I was in the third generation of children to have the book read to them in school (fourth grade in my case), but as childhood whimsy goes, it may be in danger of joining Tom Brown’s Schooldays and The Water Babies in the Metropolitan Museum of Books Kids Don’t Read Anymore. My niece tried reading it to her third-grade class but gave up halfway through; the class found it dull. (I’m proud to say I bore up manfully under the shattering news.)
The kids will probably have no such problem with the movie; it includes all the penguin-pee, fart, potty and soccer-ball-to-the-crotch jokes Waters and company could stuff in without losing their PG rating. As for the story, the bemused hero is still named Tom Popper, but instead of a humble house painter he’s a high-stakes Manhattan real-estate wheeler-dealer, specializing in selling eight-figure properties to people who don’t want to buy and buying them from people who don’t want to sell. As in the book, he has two children named Billy and Janie (Maxwell Perry Cotton and Madeline Carroll respectively), but he’s been a workaholic bust in the daddy department, and his wife (Carla Gugino) has divorced him.
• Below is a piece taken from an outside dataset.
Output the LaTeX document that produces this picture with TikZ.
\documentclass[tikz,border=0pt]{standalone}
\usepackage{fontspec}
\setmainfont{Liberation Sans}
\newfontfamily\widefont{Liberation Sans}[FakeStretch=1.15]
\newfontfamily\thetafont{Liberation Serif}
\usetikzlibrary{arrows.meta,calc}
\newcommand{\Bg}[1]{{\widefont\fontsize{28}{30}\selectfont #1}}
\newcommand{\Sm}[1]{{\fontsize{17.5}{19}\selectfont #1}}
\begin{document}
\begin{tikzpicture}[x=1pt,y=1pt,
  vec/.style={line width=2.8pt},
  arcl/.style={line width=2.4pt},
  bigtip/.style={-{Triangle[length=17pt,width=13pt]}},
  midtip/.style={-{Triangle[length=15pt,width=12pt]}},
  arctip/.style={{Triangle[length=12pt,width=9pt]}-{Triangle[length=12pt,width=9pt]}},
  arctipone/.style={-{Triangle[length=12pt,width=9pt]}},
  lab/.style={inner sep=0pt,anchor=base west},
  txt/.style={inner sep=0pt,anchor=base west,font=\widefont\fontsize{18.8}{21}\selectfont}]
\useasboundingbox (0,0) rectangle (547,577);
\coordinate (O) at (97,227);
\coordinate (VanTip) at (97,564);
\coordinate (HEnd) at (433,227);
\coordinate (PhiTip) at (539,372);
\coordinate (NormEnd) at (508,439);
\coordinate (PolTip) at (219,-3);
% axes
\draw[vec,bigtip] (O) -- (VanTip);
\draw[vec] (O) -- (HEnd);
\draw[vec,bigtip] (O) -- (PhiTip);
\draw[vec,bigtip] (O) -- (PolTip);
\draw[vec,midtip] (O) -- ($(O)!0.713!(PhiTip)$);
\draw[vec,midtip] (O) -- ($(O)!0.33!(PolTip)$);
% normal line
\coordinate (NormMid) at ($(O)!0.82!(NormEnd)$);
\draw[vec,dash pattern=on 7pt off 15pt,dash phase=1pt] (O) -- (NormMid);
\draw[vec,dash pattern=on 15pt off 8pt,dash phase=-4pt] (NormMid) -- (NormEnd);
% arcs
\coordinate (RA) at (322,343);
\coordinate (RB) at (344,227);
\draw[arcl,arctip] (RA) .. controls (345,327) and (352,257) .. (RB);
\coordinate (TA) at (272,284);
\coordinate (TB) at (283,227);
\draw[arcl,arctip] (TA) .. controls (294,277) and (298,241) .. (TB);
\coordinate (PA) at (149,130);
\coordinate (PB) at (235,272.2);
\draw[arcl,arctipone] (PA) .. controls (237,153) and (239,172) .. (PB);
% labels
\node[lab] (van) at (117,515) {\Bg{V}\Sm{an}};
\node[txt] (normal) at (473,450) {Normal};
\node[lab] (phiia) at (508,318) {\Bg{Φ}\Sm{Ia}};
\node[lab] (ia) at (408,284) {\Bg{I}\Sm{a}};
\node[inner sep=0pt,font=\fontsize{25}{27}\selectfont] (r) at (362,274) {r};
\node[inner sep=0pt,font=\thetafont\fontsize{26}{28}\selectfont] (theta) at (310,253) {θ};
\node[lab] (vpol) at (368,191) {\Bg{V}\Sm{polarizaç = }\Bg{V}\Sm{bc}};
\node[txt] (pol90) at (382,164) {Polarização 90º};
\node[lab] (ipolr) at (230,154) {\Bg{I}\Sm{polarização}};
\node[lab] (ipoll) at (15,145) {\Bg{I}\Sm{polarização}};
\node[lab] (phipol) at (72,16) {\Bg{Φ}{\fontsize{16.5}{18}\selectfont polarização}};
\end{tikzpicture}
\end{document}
As the movie opens, Popper is embarking on a delicate venture to buy Central Park’s Tavern on the Green from the eccentric old biddy who owns it (Angela Lansbury). At this worst possible time, Popper learns of the death of the father he barely knew (when he was a kid Dad was also a workaholic, forever gallivanting off for years at a time exploring remote corners of the world), and of his own inheritance. Of course, it’s six penguins that the old man picked up in the course of his travels.
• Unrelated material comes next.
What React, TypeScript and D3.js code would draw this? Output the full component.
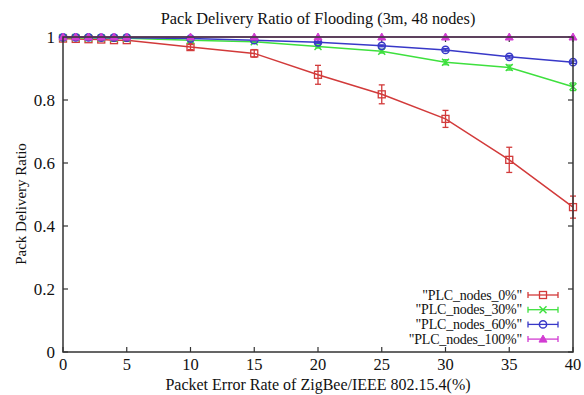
import React from "react";
import * as d3 from "d3";

const xValues = [0, 1, 2, 3, 4, 5, 10, 15, 20, 25, 30, 35, 40];
const plc0 = [0.995, 0.994, 0.993, 0.992, 0.99, 0.99, 0.968, 0.948, 0.88, 0.818, 0.74, 0.61, 0.46];
const plc0Err = [0.003, 0.003, 0.003, 0.004, 0.004, 0.004, 0.008, 0.012, 0.03, 0.03, 0.027, 0.04, 0.035];
const plc30 = [0.998, 0.998, 0.997, 0.997, 0.996, 0.996, 0.99, 0.985, 0.97, 0.955, 0.92, 0.903, 0.842];
const plc30Err = [0.002, 0.002, 0.002, 0.002, 0.002, 0.002, 0.003, 0.004, 0.005, 0.006, 0.008, 0.008, 0.012];
const plc60 = [0.999, 0.999, 0.999, 0.998, 0.998, 0.998, 0.995, 0.99, 0.983, 0.972, 0.959, 0.937, 0.92];
const plc60Err = [0.001, 0.001, 0.001, 0.001, 0.001, 0.001, 0.002, 0.002, 0.003, 0.003, 0.004, 0.004, 0.004];
const plc100 = [1, 1, 1, 1, 1, 1, 1, 1, 1, 1, 1, 1, 1];
const plc100Err = [0, 0, 0, 0, 0, 0, 0, 0, 0, 0, 0, 0, 0];
const seriesNames = ['"PLC_nodes_0%"', '"PLC_nodes_30%"', '"PLC_nodes_60%"', '"PLC_nodes_100%"'];
const seriesColors = ["#d23a3a", "#3ee03e", "#3838c8", "#d23cd2"];
const xTicks = [0, 5, 10, 15, 20, 25, 30, 35, 40];
const yTicks = [0, 0.2, 0.4, 0.6, 0.8, 1];

const W = 584, H = 395;
const L = 63, R = 573, T = 37, B = 352;
const FONT = "'Liberation Serif', 'DejaVu Serif', serif";

function Marker({ kind, x, y, color }: { kind: number; x: number; y: number; color: string }) {
  if (kind === 0) return <rect x={x - 3.5} y={y - 3.5} width={7} height={7} fill="none" stroke={color} strokeWidth={1.3} />;
  if (kind === 1)
    return (
      <g stroke={color} strokeWidth={1.5}>
        <line x1={x - 3.5} y1={y - 3.5} x2={x + 3.5} y2={y + 3.5} />
        <line x1={x - 3.5} y1={y + 3.5} x2={x + 3.5} y2={y - 3.5} />
      </g>
    );
  if (kind === 2) return <circle cx={x} cy={y} r={3.6} fill="none" stroke={color} strokeWidth={1.5} />;
  return <path d={`M${x},${y - 4}L${x + 4},${y + 3}L${x - 4},${y + 3}Z`} fill={color} stroke={color} strokeWidth={1} />;
}

export default function App() {
  const x = d3.scaleLinear().domain([0, 40]).range([L, R]);
  const y = d3.scaleLinear().domain([0, 1]).range([B, T]);
  const series = [
    { v: plc0, e: plc0Err },
    { v: plc30, e: plc30Err },
    { v: plc60, e: plc60Err },
    { v: plc100, e: plc100Err },
  ];
  const line = d3.line<[number, number]>().x((d) => x(d[0])).y((d) => y(d[1]));
  const axisColor = "#333";
  const tickLen = 5;
  const cap = 3;
  const legendY = [295, 309.7, 324.4, 339.1];

  return (
    <svg width={W} height={H} style={{ display: "block", position: "absolute", left: 0, top: 0, background: "#fff" }} fontFamily={FONT}>
      <rect x={0} y={0} width={W} height={H} fill="#fff" />
      <text x={318} y={24} textAnchor="middle" fontSize={16.3} fill="#111">Pack Delivery Ratio of Flooding (3m, 48 nodes)</text>
      {/* ticks */}
      <g stroke={axisColor} strokeWidth={1.2}>
        {xTicks.map((t) => (
          <g key={"xt" + t}>
            <line x1={x(t)} x2={x(t)} y1={B} y2={B - tickLen} />
            <line x1={x(t)} x2={x(t)} y1={T} y2={T + tickLen} />
          </g>
        ))}
        {yTicks.map((t) => (
          <g key={"yt" + t}>
            <line x1={L} x2={L + tickLen} y1={y(t)} y2={y(t)} />
            <line x1={R} x2={R - tickLen} y1={y(t)} y2={y(t)} />
          </g>
        ))}
      </g>
      {xTicks.map((t) => (
        <text key={"xl" + t} x={x(t)} y={370} textAnchor="middle" fontSize={16.5} fill="#111">{t}</text>
      ))}
      {yTicks.map((t) => (
        <text key={"yl" + t} x={55} y={y(t) + 6} textAnchor="end" fontSize={17} fill="#111">{d3.format("~g")(t)}</text>
      ))}
      <text x={318} y={390} textAnchor="middle" fontSize={16} fill="#111">Packet Error Rate of ZigBee/IEEE 802.15.4(%)</text>
      <text transform={`translate(26,204) rotate(-90)`} textAnchor="middle" fontSize={15} fill="#111">Pack Delivery Ratio</text>
      {/* data */}
      {series.map((s, i) => {
        const c = seriesColors[i];
        const pts = xValues.map((xv, j) => [xv, s.v[j]] as [number, number]);
        return (
          <g key={"s" + i}>
            <path d={line(pts) || ""} fill="none" stroke={c} strokeWidth={1.5} />
            {xValues.map((xv, j) => {
              const e = s.e[j];
              if (e <= 0) return null;
              const px = x(xv);
              const y1 = y(s.v[j] + e), y2 = y(s.v[j] - e);
              return (
                <g key={"e" + j} stroke={c} strokeWidth={1.3}>
                  <line x1={px} x2={px} y1={y1} y2={y2} />
                  <line x1={px - cap} x2={px + cap} y1={y1} y2={y1} />
                  <line x1={px - cap} x2={px + cap} y1={y2} y2={y2} />
                </g>
              );
            })}
            {xValues.map((xv, j) => (
              <Marker key={"m" + j} kind={i} x={x(xv)} y={y(s.v[j])} color={c} />
            ))}
          </g>
        );
      })}
      {/* border */}
      <rect x={L} y={T} width={R - L} height={B - T} fill="none" stroke={axisColor} strokeWidth={1.5} />
      {/* legend */}
      {seriesNames.map((n, i) => {
        const c = seriesColors[i];
        const ly = legendY[i];
        return (
          <g key={"lg" + i}>
            <text x={522} y={ly + 4.5} textAnchor="end" fontSize={14} letterSpacing={-0.2} fill="#111">{n}</text>
            <g stroke={c} strokeWidth={1.3}>
              <line x1={528} x2={558} y1={ly} y2={ly} />
              <line x1={528} x2={528} y1={ly - 3} y2={ly + 3} />
              <line x1={558} x2={558} y1={ly - 3} y2={ly + 3} />
            </g>
            <Marker kind={i} x={543} y={ly} color={c} />
          </g>
        );
      })}
    </svg>
  );
}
When son Billy mistakes the birds for his birthday present, Popper is forced to abandon his plans to get rid of them, but not before dangling them in front of a zookeeper (Clark Gregg) who spends the rest of the movie plotting to kidnap the penguins for his exhibit. Popper, meanwhile, spends that time trying to soft-soap the old lady and, thanks to the penguins, re-establishing an affectionate rapport with his estranged wife and kids. In both efforts he is abetted by his assistant Pippi (the charmingly named Ophelia Lovibond), who suffers from a bad case of Peter Piper syndrome—nearly every word she utters starts with the letter P.
The script is straight from the standard film-school textbook for Warm Family Comedy 101. It follows closely the pattern of 1997’s Liar Liar, only with a daughter as well as a son, and penguins instead of enforced honesty to catalyze the action. In that sense, it is far less imaginative than the Atwaters’ book, which was certainly original in its day.
Nevertheless, the movie’s very lack of surprises has its own cozy comforts, providing a sort of favorite-old-shoe framework for Carrey’s unique brand of slapstick sincerity.
It also provides a framework for penguin antics, and in truth, it’s almost impossible to tell where the real birds end and the computer-animated ones take over (though it’s pretty obvious that there are far more pixels than feathers in the final result). There’s even a nifty, rather touching little scene of Carrey and the penguins dancing together; it’s at once a remnant of the book (in which Popper works the penguins into a vaudeville act) and an oblique homage to Dick Van Dyke in Disney’s Mary Poppins.
There are far worse movies to treat the kids to than Mr. Popper’s Penguins. Who knows, it may even prompt my niece’s students to give the book another chance.